Those of you who are not steeped in the arcana of the Plame story may be wondering why all the speculation about the White House Iraq Group being implicated in a widening Fitzgerald investigation has bloggers salivating.
Read this (pdf) report called "Truth from These Podia: Summary of a Study of Strategic Influence, Perception Management, Strategic Information Warfare and Strategic Psychological Operations in Gulf II," written by Colonel Sam Gardiner who identified 50 false news stories created and leaked by a secretive White House propaganda apparatus. Here's a news story about it:
According to Gardiner, "It was not bad intelligence" that lead to the quagmire in Iraq, "It was an orchestrated effort [that] began before the war" that was designed to mislead the public and the world. Gardiner's research lead him to conclude that the US and Britain had conspired at the highest levels to plant "stories of strategic influence" that were known to be false.
The Times of London described the $200-million-plus US operation as a "meticulously planned strategy to persuade the public, the Congress, and the allies of the need to confront the threat from Saddam Hussein."
The multimillion-dollar propaganda campaign run out of the White House and Defense Department was, in Gardiner's final assessment "irresponsible in parts" and "might have been illegal."
"Washington and London did not trust the peoples of their democracies to come to the right decisions," Gardiner explains. Consequently, "Truth became a casualty. When truth is a casualty, democracy receives collateral damage." For the first time in US history, "we allowed strategic psychological operations to become part of public affairs... [W]hat has happened is that information warfare, strategic influence, [and] strategic psychological operations pushed their way into the important process of informing the peoples of our two democracies."
It was this story that the White House didn't want exposed and when Joe Wilson started making noises about Dick Cheney and yellowcake, they got very nervous. After all, the WMD's weren't turning up in Iraq.
On August 10, 2003, just a month after Wilson's op-ed, Barton Gellman and Walter Pincus, wrote an article in the WaPo:
IRAQ'S NUCLEAR FILE : Inside the Prewar Debate, Depiction of Threat Outgrew Supporting Evidence
This article is based on interviews with analysts and policymakers inside and outside the U.S. government, and access to internal documents and technical evidence not previously made public.
The new information indicates a pattern in which President Bush, Vice President Cheney and their subordinates -- in public and behind the scenes -- made allegations depicting Iraq's nuclear weapons program as more active, more certain and more imminent in its threat than the data they had would support. On occasion administration advocates withheld evidence that did not conform to their views.
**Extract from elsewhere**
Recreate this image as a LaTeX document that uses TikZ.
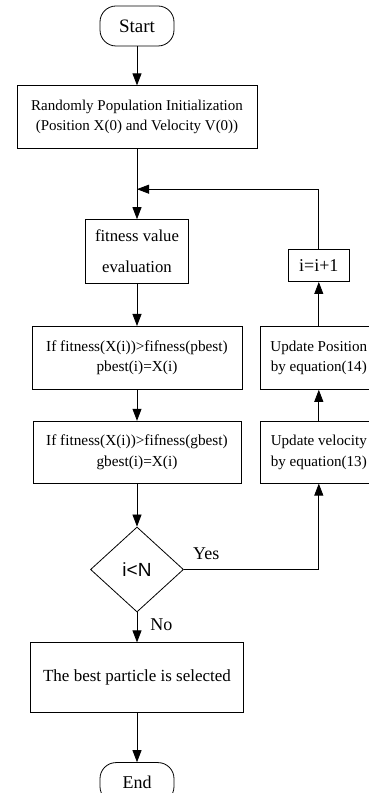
\documentclass[tikz,border=0pt]{standalone}
\usepackage{fontspec}
\setmainfont{Liberation Serif}
\newfontfamily\decfont{Liberation Sans}
\usetikzlibrary{positioning,arrows.meta,shapes.geometric,calc}
\newcommand{\fsz}[1]{\fontsize{#1}{#1}\selectfont}
\tikzset{
  block/.style={draw, line width=0.8pt, align=center, inner sep=2pt},
  term/.style  ={block, rounded corners=16pt, minimum width=74pt,
    minimum height=40pt, font=\fontsize{19}{22}\selectfont},
  proc/.style  ={block, minimum height=63pt,
    font=\fontsize{15.3}{20.5}\selectfont},
  side/.style  ={block, minimum width=116pt, minimum height=63pt,
    font=\fontsize{15.1}{20.5}\selectfont},
  decide/.style={draw, line width=0.8pt, diamond, minimum width=93pt,
    minimum height=85pt, inner sep=0pt, font=\decfont\fsz{19}},
  arr/.style   ={-{Triangle[length=12pt,width=9pt]}, line width=0.8pt},
  tag/.style   ={font=\fsz{18}, inner sep=1pt}
}
\begin{document}
\begin{tikzpicture}[x=1pt, y=1pt, node distance=30pt]
    \useasboundingbox (0,0) rectangle (369,793);

    % ---------- main column ----------
    \node[term] (start) at (137,767) {Start};
    \node[proc, minimum width=240pt, font=\fontsize{15}{20}\selectfont,
      below=39pt of start] (init)
      {Randomly Population Initialization\\(Position X(0) and Velocity V(0))};
    \node[proc, minimum width=103pt, minimum height=64pt,
      font=\fontsize{16.7}{20}\selectfont, below=70pt of init] (fitness)
      {fitness value\\[11pt]evaluation};
    \node[proc, minimum width=210pt, below=42pt of fitness] (pbest)
      {If fitness(X(i))>fifness(pbest)\\pbest(i)=X(i)};
    \node[proc, minimum width=208pt, minimum height=62pt,
      below=31pt of pbest] (gbest)
      {If fitness(X(i))>fifness(gbest)\\gbest(i)=X(i)};
    \node[decide, below=43pt of gbest] (dec) {i<N};
    \node[proc, minimum width=213pt, minimum height=70pt,
      font=\fsz{17}, below=30pt of dec] (best)
      {The best particle is selected};
    \node[term, font=\fsz{18}, below=49pt of best] (end) {End};

    % ---------- update column ----------
    \node[side, minimum height=62pt, right=19pt of gbest] (updvel)
      {Update velocity\\by equation(13)};
    \node[side, above=31pt of updvel] (updpos)
      {Update Position\\by equation(14)};
    \node[block, minimum width=61pt, minimum height=32pt, font=\fsz{18},
      above=44pt of updpos] (inc) {i=i+1};

    \coordinate (merge) at ($(init.south)+(0,-40)$);

    \draw[arr] (start) -- (init);
    \draw[arr] (init) -- (fitness);
    \draw[arr] (fitness) -- (pbest);
    \draw[arr] (pbest) -- (gbest);
    \draw[arr] (gbest) -- (dec);
    \draw[arr] (dec) -- (best)
      node[tag, pos=0.4, right=12pt] (lblno) {No};
    \draw[arr] (best) -- (end);

    % loop back
    \draw[arr] (dec.east) -| (updvel.south);
    \node[tag, above right=9pt and 8pt of dec.east] (lblyes) {Yes};
    \draw[arr] (updvel) -- (updpos);
    \draw[arr] (updpos) -- (inc);
    \draw[arr] (inc.north) |- (merge);

  \end{tikzpicture}
\end{document}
The White House seldom corrected misstatements or acknowledged loss of confidence in information upon which it had previously relied
This story has never been fully aired to the public for reasons the mainstream press has to answer for. If the Iraq Group (WHIG), which implicates all the big players in this, possibly even the president, becomes a part of a federal criminal case, it will likely also become the subject of intense media scrutiny.